-- Start --

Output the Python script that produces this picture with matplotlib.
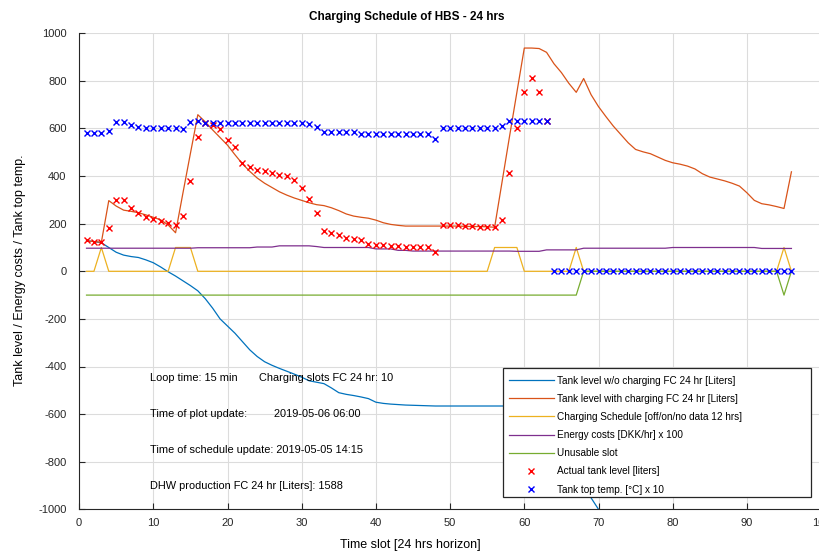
import numpy as np
import matplotlib
matplotlib.use('Agg')
import matplotlib.pyplot as plt
import matplotlib.patches as mpatches

# Данные графика
slots = list(range(1, 97))

# Уровень бака без зарядки [л]
tank_no_charge = [128, 125, 120, 100, 80, 68, 62, 58, 48, 36, 18, -2, -20, -40, -60, -82,
                  -115, -155, -200, -230, -260, -295, -330, -358, -380, -395, -408, -420,
                  -432, -445, -460, -466, -472, -490, -510, -517, -522, -528, -535, -550,
                  -555, -558, -560, -562, -563, -564, -565, -566, -566, -566, -566, -566,
                  -566, -566, -566, -566, -566, -566, -566, -566, -575, -610, -655, -700,
                  -750, -800, -850, -900, -952, -1000, -1050, -1090, -1120, -1160, -1185,
                  -1195, -1205, -1220, -1235, -1242, -1250, -1258, -1268, -1285, -1305,
                  -1312, -1320, -1330, -1340, -1365, -1400, -1415, -1420, -1428, -1435, -1440]

# Уровень бака с зарядкой [л]
tank_charge = [128, 125, 122, 297, 274, 257, 252, 246, 237, 227, 216, 195, 162, 330, 495, 658,
               628, 594, 562, 530, 490, 452, 420, 392, 370, 352, 334, 320, 308, 298, 288, 280,
               276, 267, 255, 241, 232, 227, 223, 215, 204, 197, 193, 190, 190, 190, 190, 190,
               190, 190, 190, 189, 188, 188, 187, 185, 375, 565, 752, 938, 938, 936, 920, 872,
               835, 790, 752, 810, 742, 692, 650, 610, 575, 540, 512, 502, 494, 480, 466, 456,
               450, 442, 430, 410, 396, 388, 380, 370, 358, 330, 298, 284, 279, 272, 264, 418]

# График зарядки (0 / 100)
on_slots = [3, 13, 14, 15, 56, 57, 58, 59, 67, 95]
schedule = [100 if s in on_slots else 0 for s in slots]

# Стоимость энергии x 100
energy_cost = ([97] * 15 + [99] * 8 + [102] * 3 + [107] * 5 + [104] + [100] * 7 +
               [94] * 3 + [88] * 2 + [85] * 14 + [84] * 4 + [90] * 5 + [97] * 12 +
               [100] * 12 + [96] * 5)

# Непригодные слоты
unusable = [-100] * 67 + [0] * 27 + [-100, 0]

# Фактический уровень бака (слоты 1..63)
actual_slots = list(range(1, 64))
actual_level = [131, 124, 124, 183, 300, 300, 267, 246, 227, 220, 213, 204, 193, 234, 381, 563,
                624, 615, 597, 552, 521, 456, 440, 427, 423, 412, 405, 400, 384, 349, 304, 244,
                169, 160, 154, 139, 136, 131, 114, 110, 110, 106, 106, 103, 103, 103, 101, 82,
                195, 195, 195, 190, 190, 188, 188, 185, 215, 414, 600, 752, 814, 752, 631]

# Температура верха бака x 10
top_temp = ([580, 580, 580, 590, 629, 629, 616, 606, 600, 600, 600, 600, 600, 598, 628, 630] +
            [625] * 14 + [619, 608] + [586] * 5 + [575] * 10 + [555] + [600] * 8 + [609] +
            [631] * 6 + [0] * 33)

# Шрифт как в MATLAB (Helvetica -> Liberation Sans)
plt.rcParams['font.family'] = ['Liberation Sans', 'DejaVu Sans']
plt.rcParams['font.size'] = 8
plt.rcParams['axes.unicode_minus'] = False

fig = plt.figure(figsize=(8.19, 5.52), dpi=100)
ax = fig.add_axes([79.1 / 819, 1 - 509.3 / 552, 742 / 819, 476 / 552])

lw = 0.9
ax.plot(slots, tank_no_charge, color='#0072BD', lw=lw, label='Tank level w/o charging FC 24 hr [Liters]')
ax.plot(slots, tank_charge, color='#D95319', lw=lw, label='Tank level with charging FC 24 hr [Liters]')
ax.plot(slots, schedule, color='#EDB120', lw=lw, label='Charging Schedule [off/on/no data 12 hrs]')
ax.plot(slots, energy_cost, color='#7E2F8E', lw=lw, label='Energy costs [DKK/hr] x 100')
ax.plot(slots, unusable, color='#77AC30', lw=lw, label='Unusable slot')
ax.plot(actual_slots, actual_level, 'x', color='red', ms=4.8, mew=1.0, label='Actual tank level [liters]')
ax.plot(slots, top_temp, 'x', color='blue', ms=4.8, mew=1.0, label='Tank top temp. [°C] x 10')

ax.set_xlim(0, 100)
ax.set_ylim(-1000, 1000)
ax.set_xticks(range(0, 101, 10))
ax.set_yticks(range(-1000, 1001, 200))
ax.grid(True, color='#dcdcdc', lw=0.8)
ax.set_axisbelow(True)
ax.tick_params(direction='in', length=4, colors='#262626', labelsize=8)
ax.tick_params(axis='y', pad=9)
ax.tick_params(axis='x', pad=6)
ax.spines['top'].set_visible(False)
ax.spines['right'].set_visible(False)
ax.spines['left'].set_color('#262626')
ax.spines['bottom'].set_color('#262626')

# Текстовые пояснения
ax.text(9.6, -448, 'Loop time: 15 min', va='center', fontsize=7.9)
ax.text(24.2, -448, 'Charging slots FC 24 hr: 10', va='center', fontsize=7.9)
ax.text(9.6, -600, 'Time of plot update:', va='center', fontsize=7.9)
ax.text(26.3, -600, '2019-05-06 06:00', va='center', fontsize=7.9)
ax.text(9.6, -751, 'Time of schedule update: 2019-05-05 14:15', va='center', fontsize=7.9)
ax.text(9.6, -902, 'DHW production FC 24 hr [Liters]: 1588', va='center', fontsize=7.9)

fig.text(407 / 819, 1 - 17 / 552, 'Charging Schedule of HBS - 24 hrs', ha='center', va='center',
         fontsize=8.5, fontweight='bold')
fig.text(410 / 819, 1 - 545 / 552, 'Time slot [24 hrs horizon]', ha='center', va='center', fontsize=9)
fig.text(20 / 819, 1 - 270 / 552, 'Tank level / Energy costs / Tank top temp.', ha='center',
         va='center', rotation=90, fontsize=9)

# Рамка легенды (в MATLAB она шире текста)
frame = mpatches.Rectangle((503 / 819, 1 - 497 / 552), 308 / 819, 129 / 552,
                           transform=fig.transFigure, facecolor='white', edgecolor='#262626',
                           lw=0.9, clip_on=False, zorder=4)
ax.add_patch(frame)

leg = ax.legend(loc='upper left', bbox_to_anchor=(503 / 819, 1 - 370 / 552),
                bbox_transform=fig.transFigure, fontsize=7.2, numpoints=1, handlelength=4.5,
                handletextpad=0.35, frameon=False, borderpad=0.55, borderaxespad=0,
                labelspacing=0.82)
leg.set_zorder(5)

plt.savefig('out.png', dpi=100)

-- End --

- _Exercise aim_: Leave out the pictures and give the listing above again exactly.

- _Output of the exercise_:
Output the Python script that produces this picture with matplotlib.
import numpy as np
import matplotlib
matplotlib.use('Agg')
import matplotlib.pyplot as plt
import matplotlib.patches as mpatches

# Данные графика
slots = list(range(1, 97))

# Уровень бака без зарядки [л]
tank_no_charge = [128, 125, 120, 100, 80, 68, 62, 58, 48, 36, 18, -2, -20, -40, -60, -82,
                  -115, -155, -200, -230, -260, -295, -330, -358, -380, -395, -408, -420,
                  -432, -445, -460, -466, -472, -490, -510, -517, -522, -528, -535, -550,
                  -555, -558, -560, -562, -563, -564, -565, -566, -566, -566, -566, -566,
                  -566, -566, -566, -566, -566, -566, -566, -566, -575, -610, -655, -700,
                  -750, -800, -850, -900, -952, -1000, -1050, -1090, -1120, -1160, -1185,
                  -1195, -1205, -1220, -1235, -1242, -1250, -1258, -1268, -1285, -1305,
                  -1312, -1320, -1330, -1340, -1365, -1400, -1415, -1420, -1428, -1435, -1440]

# Уровень бака с зарядкой [л]
tank_charge = [128, 125, 122, 297, 274, 257, 252, 246, 237, 227, 216, 195, 162, 330, 495, 658,
               628, 594, 562, 530, 490, 452, 420, 392, 370, 352, 334, 320, 308, 298, 288, 280,
               276, 267, 255, 241, 232, 227, 223, 215, 204, 197, 193, 190, 190, 190, 190, 190,
               190, 190, 190, 189, 188, 188, 187, 185, 375, 565, 752, 938, 938, 936, 920, 872,
               835, 790, 752, 810, 742, 692, 650, 610, 575, 540, 512, 502, 494, 480, 466, 456,
               450, 442, 430, 410, 396, 388, 380, 370, 358, 330, 298, 284, 279, 272, 264, 418]

# График зарядки (0 / 100)
on_slots = [3, 13, 14, 15, 56, 57, 58, 59, 67, 95]
schedule = [100 if s in on_slots else 0 for s in slots]

# Стоимость энергии x 100
energy_cost = ([97] * 15 + [99] * 8 + [102] * 3 + [107] * 5 + [104] + [100] * 7 +
               [94] * 3 + [88] * 2 + [85] * 14 + [84] * 4 + [90] * 5 + [97] * 12 +
               [100] * 12 + [96] * 5)

# Непригодные слоты
unusable = [-100] * 67 + [0] * 27 + [-100, 0]

# Фактический уровень бака (слоты 1..63)
actual_slots = list(range(1, 64))
actual_level = [131, 124, 124, 183, 300, 300, 267, 246, 227, 220, 213, 204, 193, 234, 381, 563,
                624, 615, 597, 552, 521, 456, 440, 427, 423, 412, 405, 400, 384, 349, 304, 244,
                169, 160, 154, 139, 136, 131, 114, 110, 110, 106, 106, 103, 103, 103, 101, 82,
                195, 195, 195, 190, 190, 188, 188, 185, 215, 414, 600, 752, 814, 752, 631]

# Температура верха бака x 10
top_temp = ([580, 580, 580, 590, 629, 629, 616, 606, 600, 600, 600, 600, 600, 598, 628, 630] +
            [625] * 14 + [619, 608] + [586] * 5 + [575] * 10 + [555] + [600] * 8 + [609] +
            [631] * 6 + [0] * 33)

# Шрифт как в MATLAB (Helvetica -> Liberation Sans)
plt.rcParams['font.family'] = ['Liberation Sans', 'DejaVu Sans']
plt.rcParams['font.size'] = 8
plt.rcParams['axes.unicode_minus'] = False

fig = plt.figure(figsize=(8.19, 5.52), dpi=100)
ax = fig.add_axes([79.1 / 819, 1 - 509.3 / 552, 742 / 819, 476 / 552])

lw = 0.9
ax.plot(slots, tank_no_charge, color='#0072BD', lw=lw, label='Tank level w/o charging FC 24 hr [Liters]')
ax.plot(slots, tank_charge, color='#D95319', lw=lw, label='Tank level with charging FC 24 hr [Liters]')
ax.plot(slots, schedule, color='#EDB120', lw=lw, label='Charging Schedule [off/on/no data 12 hrs]')
ax.plot(slots, energy_cost, color='#7E2F8E', lw=lw, label='Energy costs [DKK/hr] x 100')
ax.plot(slots, unusable, color='#77AC30', lw=lw, label='Unusable slot')
ax.plot(actual_slots, actual_level, 'x', color='red', ms=4.8, mew=1.0, label='Actual tank level [liters]')
ax.plot(slots, top_temp, 'x', color='blue', ms=4.8, mew=1.0, label='Tank top temp. [°C] x 10')

ax.set_xlim(0, 100)
ax.set_ylim(-1000, 1000)
ax.set_xticks(range(0, 101, 10))
ax.set_yticks(range(-1000, 1001, 200))
ax.grid(True, color='#dcdcdc', lw=0.8)
ax.set_axisbelow(True)
ax.tick_params(direction='in', length=4, colors='#262626', labelsize=8)
ax.tick_params(axis='y', pad=9)
ax.tick_params(axis='x', pad=6)
ax.spines['top'].set_visible(False)
ax.spines['right'].set_visible(False)
ax.spines['left'].set_color('#262626')
ax.spines['bottom'].set_color('#262626')

# Текстовые пояснения
ax.text(9.6, -448, 'Loop time: 15 min', va='center', fontsize=7.9)
ax.text(24.2, -448, 'Charging slots FC 24 hr: 10', va='center', fontsize=7.9)
ax.text(9.6, -600, 'Time of plot update:', va='center', fontsize=7.9)
ax.text(26.3, -600, '2019-05-06 06:00', va='center', fontsize=7.9)
ax.text(9.6, -751, 'Time of schedule update: 2019-05-05 14:15', va='center', fontsize=7.9)
ax.text(9.6, -902, 'DHW production FC 24 hr [Liters]: 1588', va='center', fontsize=7.9)

fig.text(407 / 819, 1 - 17 / 552, 'Charging Schedule of HBS - 24 hrs', ha='center', va='center',
         fontsize=8.5, fontweight='bold')
fig.text(410 / 819, 1 - 545 / 552, 'Time slot [24 hrs horizon]', ha='center', va='center', fontsize=9)
fig.text(20 / 819, 1 - 270 / 552, 'Tank level / Energy costs / Tank top temp.', ha='center',
         va='center', rotation=90, fontsize=9)

# Рамка легенды (в MATLAB она шире текста)
frame = mpatches.Rectangle((503 / 819, 1 - 497 / 552), 308 / 819, 129 / 552,
                           transform=fig.transFigure, facecolor='white', edgecolor='#262626',
                           lw=0.9, clip_on=False, zorder=4)
ax.add_patch(frame)

leg = ax.legend(loc='upper left', bbox_to_anchor=(503 / 819, 1 - 370 / 552),
                bbox_transform=fig.transFigure, fontsize=7.2, numpoints=1, handlelength=4.5,
                handletextpad=0.35, frameon=False, borderpad=0.55, borderaxespad=0,
                labelspacing=0.82)
leg.set_zorder(5)

plt.savefig('out.png', dpi=100)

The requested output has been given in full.